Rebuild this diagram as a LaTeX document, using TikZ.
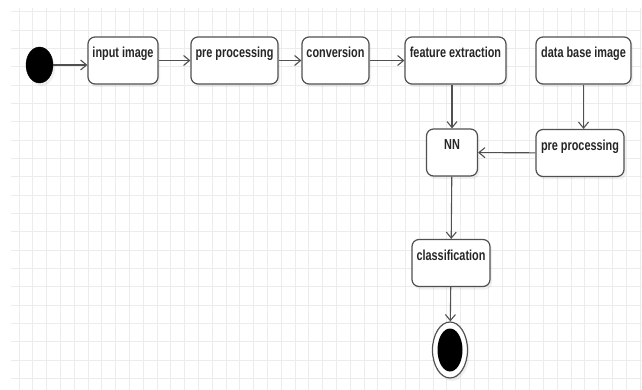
\documentclass[tikz,border=0pt]{standalone}
\usepackage{fontspec}
\setmainfont{Liberation Sans}
\newfontfamily\labelfont{Liberation Sans}[FakeStretch=0.75]
\usetikzlibrary{arrows.meta, shapes.geometric, shadows}
\definecolor{edgegray}{HTML}{505050}
\definecolor{gridgray}{HTML}{ECECEC}

\begin{document}
\begin{tikzpicture}[
		x=1pt, y=-1pt,
		grid line/.style={draw=gridgray, line width=0.8pt},
		act/.style={draw=edgegray, line width=1.2pt, fill=white, rounded corners=7pt, inner sep=0pt, text height=21pt, text depth=26pt, text=black!85, font=\labelfont\bfseries\fontsize{14.5}{16}\selectfont, drop shadow={opacity=0.12, shadow xshift=2pt, shadow yshift=-3pt}},
		start dot/.style={ellipse, draw=black, fill=black, minimum width=27pt, minimum height=36pt, inner sep=0pt, drop shadow={opacity=0.12, shadow xshift=2pt, shadow yshift=-3pt}},
		end ring/.style={ellipse, draw=edgegray, line width=1.2pt, fill=white, minimum width=35pt, minimum height=56pt, inner sep=0pt, drop shadow={opacity=0.12, shadow xshift=2pt, shadow yshift=-3pt}},
		end core/.style={ellipse, fill=black, minimum width=25pt, minimum height=43pt, inner sep=0pt},
		flow/.style={draw=edgegray, line width=1.1pt, -{Straight Barb[length=6pt, width=10pt]}}
		]
		
		\useasboundingbox (0,0) rectangle (642,390);
		
		% =========================================================
		% Background grid
		% =========================================================
		\foreach \k in {0,...,45} {
			\draw[grid line] ({19+13.8*\k}, 8) -- ({19+13.8*\k}, 390);
		}
		\foreach \k in {0,...,20} {
			\draw[grid line] (11, {11.7+18.33*\k}) -- (642, {11.7+18.33*\k});
		}
		
		% =========================================================
		% Top row
		% =========================================================
		\node[start dot] (start) at (39.5,65) {};
		\node[act, minimum width=70pt] (inimg) at (123,60.5) {input image};
		\node[act, minimum width=87pt] (prep) at (234.5,60.5) {pre processing};
		\node[act, minimum width=67pt] (conv) at (335.5,60.5) {conversion};
		\node[act, minimum width=101pt] (feat) at (455.5,60.5) {feature extraction};
		\node[act, minimum width=95pt] (dbimg) at (583.5,60.5) {data base image};
		
		% =========================================================
		% Matching and result
		% =========================================================
		\node[act, minimum width=51pt] (nn) at (452,152.5) {NN};
		\node[act, minimum width=88pt] (dbprep) at (580,153) {pre processing};
		\node[act, minimum width=78pt] (cls) at (451,263) {classification};
		\node[end ring] (stop) at (450,350) {};
		\node[end core] (stop core) at (stop) {};
		
		% Connectors
		\draw[flow] (start.east) -- (start.east -| inimg.west);
		\draw[flow] (inimg) -- (prep);
		\draw[flow] (prep) -- (conv);
		\draw[flow] (conv) -- (feat);
		\draw[flow] (feat.south -| nn) -- (nn);
		\draw[flow] (dbimg) -- (dbimg |- dbprep.north);
		\draw[flow] (dbprep) -- (nn);
		\draw[flow] (nn) -- (cls);
		\draw[flow] (cls) -- (stop);
		
	\end{tikzpicture}
\end{document}
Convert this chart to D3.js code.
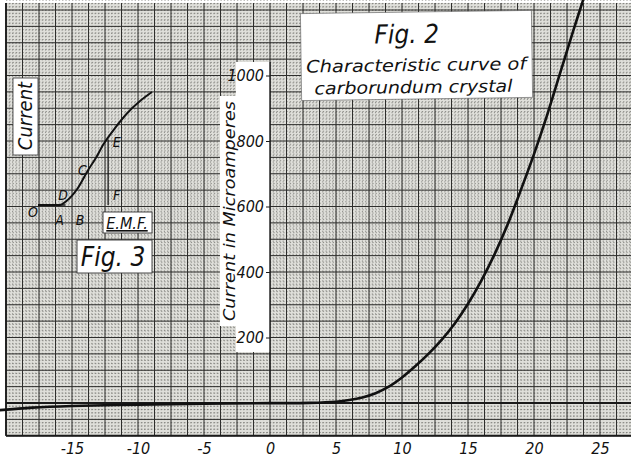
<!DOCTYPE html>
<html>
<head>
<meta charset="utf-8">
<script src="https://cdn.jsdelivr.net/npm/d3@7"></script>
<style>
    html, body { margin: 0; padding: 0; background: #fff; }
    svg text { font-family: "Liberation Sans Narrow", "DejaVu Sans Condensed", "Liberation Sans", sans-serif; font-style: italic; fill: #111; }
</style>
</head>
<body>
<div id="chart"></div>
<script>
// Fig. 2 - characteristic curve of carborundum crystal
var voltage = [-20.5, -18, -15, -10, -5, 0, 3, 5, 6, 7, 8, 9, 10, 11, 12, 13, 14, 15, 16, 17, 18, 19, 20, 21, 22, 23, 23.8];
var current = [-22, -14, -9, -5, -2, -0.5, 0.5, 4, 9, 17, 30, 50, 78, 112, 150, 193, 243, 303, 373, 453, 545, 650, 760, 880, 1010, 1140, 1240];
var xTicks = [-15, -10, -5, 0, 5, 10, 15, 20, 25];
var yTicks = [200, 400, 600, 800, 1000];

// Fig. 3 - small sketch, arbitrary units
var insetEmf = [0, 1.9, 2.5, 3.5, 4.4, 5.1, 5.7, 6.75, 7.8, 8.95, 10];
var insetCurrent = [0, 0, 0.35, 1.5, 3.1, 4.2, 5.3, 6.8, 8.1, 9.2, 10];
var insetLetters = ["O", "D", "C", "E", "F", "A", "B"];
var insetLetterEmf = [-0.45, 2.2, 3.9, 6.9, 6.9, 1.9, 3.7];
var insetLetterCurrent = [-0.7, 0.8, 3.0, 5.5, 0.8, -1.4, -1.4];

var W = 631, H = 457;

var svg = d3.select("#chart").append("svg")
    .attr("width", W).attr("height", H)
    .attr("xmlns", "http://www.w3.org/2000/svg");

var xScale = d3.scaleLinear().domain([0, 25]).range([270, 600]);
var yScale = d3.scaleLinear().domain([0, 1000]).range([403, 75.5]);

var gridLeft = xScale(-20), gridBottom = yScale(-100), gridTop = 3;

//paper
svg.append("rect").attr("width", W).attr("height", H).attr("fill", "#fff");
svg.append("rect")
    .attr("x", gridLeft).attr("y", gridTop)
    .attr("width", W - gridLeft).attr("height", gridBottom - gridTop)
    .attr("fill", "#dfdfda");

var grid = svg.append("g").attr("class", "grid");

// fine rulings, 5 per cell
var fineX = d3.range(-20, 28, 0.25), fineY = d3.range(-100, 1240, 10);
grid.selectAll(".fx").data(fineX).enter().append("line")
    .attr("x1", d => xScale(d)).attr("x2", d => xScale(d))
    .attr("y1", gridTop).attr("y2", gridBottom)
    .attr("stroke", "#6e6e6a").attr("stroke-width", 0.7)
    .attr("stroke-dasharray", "1.3,2");
grid.selectAll(".fy").data(fineY).enter().append("line")
    .attr("y1", d => yScale(d)).attr("y2", d => yScale(d))
    .attr("x1", gridLeft).attr("x2", W)
    .attr("stroke", "#6e6e6a").attr("stroke-width", 0.7)
    .attr("stroke-dasharray", "1.3,2");

// cell lines
var majorX = d3.range(-20, 28, 1.25), majorY = d3.range(-100, 1240, 50);
grid.selectAll(".mx").data(majorX).enter().append("line")
    .attr("x1", d => xScale(d)).attr("x2", d => xScale(d))
    .attr("y1", gridTop).attr("y2", gridBottom)
    .attr("stroke", "#2e2e2c").attr("stroke-width", 1);
grid.selectAll(".my").data(majorY).enter().append("line")
    .attr("y1", d => yScale(d)).attr("y2", d => yScale(d))
    .attr("x1", gridLeft).attr("x2", W)
    .attr("stroke", "#2e2e2c").attr("stroke-width", 1);

// zero line, edges
grid.append("line")
    .attr("x1", gridLeft).attr("x2", W)
    .attr("y1", yScale(0)).attr("y2", yScale(0))
    .attr("stroke", "#1a1a1a").attr("stroke-width", 1.8);
grid.append("line")
    .attr("x1", gridLeft).attr("x2", W)
    .attr("y1", gridBottom).attr("y2", gridBottom)
    .attr("stroke", "#1a1a1a").attr("stroke-width", 2.2);
grid.append("line")
    .attr("x1", gridLeft).attr("x2", gridLeft)
    .attr("y1", gridTop).attr("y2", gridBottom)
    .attr("stroke", "#1a1a1a").attr("stroke-width", 1.8);

//y label strip
svg.append("rect")
    .attr("x", 236).attr("y", 62)
    .attr("width", xScale(0) - 236).attr("height", 290)
    .attr("fill", "#fff");
svg.append("rect")
    .attr("x", 220).attr("y", 96)
    .attr("width", 17).attr("height", 230)
    .attr("fill", "#fff");
svg.append("line")
    .attr("x1", xScale(0)).attr("x2", xScale(0))
    .attr("y1", 62).attr("y2", yScale(0))
    .attr("stroke", "#1a1a1a").attr("stroke-width", 1.4);
svg.append("text")
    .attr("transform", "translate(235,211) rotate(-90)")
    .attr("text-anchor", "middle")
    .style("font-size", "16px")
    .attr("textLength", 220).attr("lengthAdjust", "spacingAndGlyphs")
    .text("Current in Microamperes");

var yAxis = svg.append("g")
    .attr("transform", "translate(" + xScale(0) + ",0)")
    .call(d3.axisLeft(yScale).tickValues(yTicks).tickSize(4).tickPadding(2).tickFormat(d => String(d)));
yAxis.select(".domain").remove();
yAxis.selectAll("line").attr("stroke", "#1a1a1a");
yAxis.selectAll("text").style("font-size", "16px").attr("fill", "#111")
    .style("font-family", null);

//x axis labels
var xAxis = svg.append("g")
    .attr("transform", "translate(0," + gridBottom + ")")
    .call(d3.axisBottom(xScale).tickValues(xTicks).tickSize(0).tickPadding(7).tickFormat(d => String(d)));
xAxis.select(".domain").remove();
xAxis.selectAll("text").style("font-size", "16px").attr("fill", "#111")
    .style("font-family", null);

//title box
var title_g = svg.append("g").attr("transform", "rotate(-0.8,416,55)");
title_g.append("rect")
    .attr("x", 301).attr("y", 12)
    .attr("width", 231).attr("height", 87)
    .attr("fill", "#fff").attr("stroke", "#555").attr("stroke-width", 0.6);
title_g.append("text").attr("x", 407).attr("y", 43)
    .attr("text-anchor", "middle").style("font-size", "26px")
    .text("Fig. 2");
title_g.append("text").attr("x", 416).attr("y", 71)
    .attr("text-anchor", "middle").style("font-size", "17px")
    .attr("textLength", 220).attr("lengthAdjust", "spacingAndGlyphs")
    .text("Characteristic  curve of");
title_g.append("text").attr("x", 413).attr("y", 93)
    .attr("text-anchor", "middle").style("font-size", "17px")
    .attr("textLength", 198).attr("lengthAdjust", "spacingAndGlyphs")
    .text("carborundum crystal");

//main curve
var line = d3.line()
    .x(d => xScale(d[0]))
    .y(d => yScale(d[1]))
    .curve(d3.curveCatmullRom.alpha(0.5));
svg.append("clipPath").attr("id", "paper-clip")
    .append("rect").attr("x", 0).attr("y", 0).attr("width", W).attr("height", gridBottom);
svg.append("path")
    .datum(d3.zip(voltage, current))
    .attr("clip-path", "url(#paper-clip)")
    .attr("d", line)
    .attr("fill", "none")
    .attr("stroke", "#111")
    .attr("stroke-width", 2.6)
    .attr("stroke-linecap", "round");

//Fig. 3 inset
var ix = d3.scaleLinear().domain([0, 10]).range([38, 152]);
var iy = d3.scaleLinear().domain([0, 10]).range([205, 92]);
var inset = svg.append("g").attr("class", "inset");

inset.append("rect").attr("x", 13).attr("y", 78).attr("width", 25).attr("height", 77)
    .attr("fill", "#fff").attr("stroke", "#333").attr("stroke-width", 0.8);
inset.append("text")
    .attr("transform", "translate(32,116) rotate(-90)")
    .attr("text-anchor", "middle").style("font-size", "20px")
    .text("Current");

inset.append("line")
    .attr("x1", ix(0)).attr("x2", ix(2.4))
    .attr("y1", iy(0)).attr("y2", iy(0))
    .attr("stroke", "#111").attr("stroke-width", 1.4);
inset.append("line")
    .attr("x1", ix(6.15)).attr("x2", ix(6.15))
    .attr("y1", iy(0)).attr("y2", iy(5.8))
    .attr("stroke", "#111").attr("stroke-width", 1.2);
inset.append("path")
    .datum(d3.zip(insetEmf, insetCurrent))
    .attr("d", d3.line().x(d => ix(d[0])).y(d => iy(d[1])).curve(d3.curveMonotoneX))
    .attr("fill", "none").attr("stroke", "#111").attr("stroke-width", 2);

inset.selectAll(".letter").data(insetLetters).enter().append("text")
    .attr("x", (d, i) => ix(insetLetterEmf[i]))
    .attr("y", (d, i) => iy(insetLetterCurrent[i]))
    .attr("text-anchor", "middle").attr("dominant-baseline", "middle")
    .style("font-size", "14px")
    .text(d => d);

inset.append("rect").attr("x", 103).attr("y", 212).attr("width", 49).attr("height", 21)
    .attr("fill", "#fff").attr("stroke", "#333").attr("stroke-width", 0.9);
inset.append("text").attr("x", 127).attr("y", 229)
    .attr("text-anchor", "middle").style("font-size", "16px")
    .attr("text-decoration", "underline")
    .text("E.M.F.");

inset.append("rect").attr("x", 77).attr("y", 240).attr("width", 75).attr("height", 33)
    .attr("fill", "#fff").attr("stroke", "#333").attr("stroke-width", 0.9);
inset.append("text").attr("x", 113).attr("y", 266)
    .attr("text-anchor", "middle").style("font-size", "26px")
    .text("Fig. 3");
</script>
</body>
</html>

§ Aim:
Retype the lines above exactly as they appear, from the line containing "Convert this chart to D3.js code." through the line containing "var yTicks = [200, 400, 600, 800, 1000];", and leave out any pictures.

§ Worked solution:
Convert this chart to D3.js code.
<!DOCTYPE html>
<html>
<head>
<meta charset="utf-8">
<script src="https://cdn.jsdelivr.net/npm/d3@7"></script>
<style>
    html, body { margin: 0; padding: 0; background: #fff; }
    svg text { font-family: "Liberation Sans Narrow", "DejaVu Sans Condensed", "Liberation Sans", sans-serif; font-style: italic; fill: #111; }
</style>
</head>
<body>
<div id="chart"></div>
<script>
// Fig. 2 - characteristic curve of carborundum crystal
var voltage = [-20.5, -18, -15, -10, -5, 0, 3, 5, 6, 7, 8, 9, 10, 11, 12, 13, 14, 15, 16, 17, 18, 19, 20, 21, 22, 23, 23.8];
var current = [-22, -14, -9, -5, -2, -0.5, 0.5, 4, 9, 17, 30, 50, 78, 112, 150, 193, 243, 303, 373, 453, 545, 650, 760, 880, 1010, 1140, 1240];
var xTicks = [-15, -10, -5, 0, 5, 10, 15, 20, 25];
var yTicks = [200, 400, 600, 800, 1000];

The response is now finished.